Experimental and Theoretical Study on the Flexural Behavior of Recycled Concrete Beams Reinforced with GFRP Bars

Abstract

This paper experimentally investigated the flexural behavior of reinforced recycled aggregate concrete (RAC) beams reinforced with glass fiber-reinforced polymer (GFRP) bars. A total of twelve beams were built and tested up to failure under four-point bending. The main parameters were reinforcement ratio (0.38%, 0.60%, and 1.17%), recycled aggregate replacement ratio (R = 0, 50%, and 100%) and longitudinal reinforcement types (GFRP and steel).
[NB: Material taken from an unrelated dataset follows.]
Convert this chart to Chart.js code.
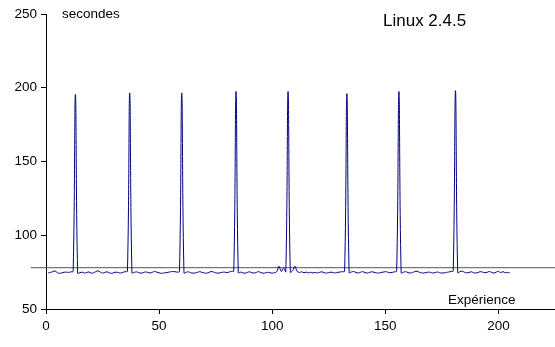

The flexural capacity, failure modes, flexibility deformation, reinforcement strains and crack distribution of the tested beams were investigated and compared with the calculation models of American code ACI 440.1-R-15, Canadian code CSA S806-12 and ISIS-M03-07. The tested results indicated that the reinforcement ratio has great influence on the ultimate load, crack width and deflection of GFRP-RAC beams, the recycled aggregate replacement ratio has little influence on it. However, it was found that the reinforcement ratio has no obvious influence on the cracking load which was only related to the recycled aggregate replacement ratio. The average cracking load decreased by 5% and 15% as the recycled aggregate replacement ratio increased from 0 to 50% and 100%. For the steel-RAC beams, the ultimate load was found to be about 1/2 of the ultimate load of GFRP-RAC beam under the same condition and the trend of strain, deflection and crack width were different from GFRP-RAC beams. This is due to the different material properties of GFRP bars and steel rebar. On the other hand, the calculation results showed that ACI 440.1-R-15 and CSA S806-12 underestimated the ultimate load of GFRP-RAC beams. Moreover, the deflection prediction of GFRP-RAC beams by CSA S806-12 is relatively accurate compared with ACI 440.1-R-15 and ISIS-M03-07. As for the prediction of crack width, the results of ACI 440.1-R-15 prediction were in good agreement with the experimental results at the ultimate load, with the average value of 1.09 ± 0.28.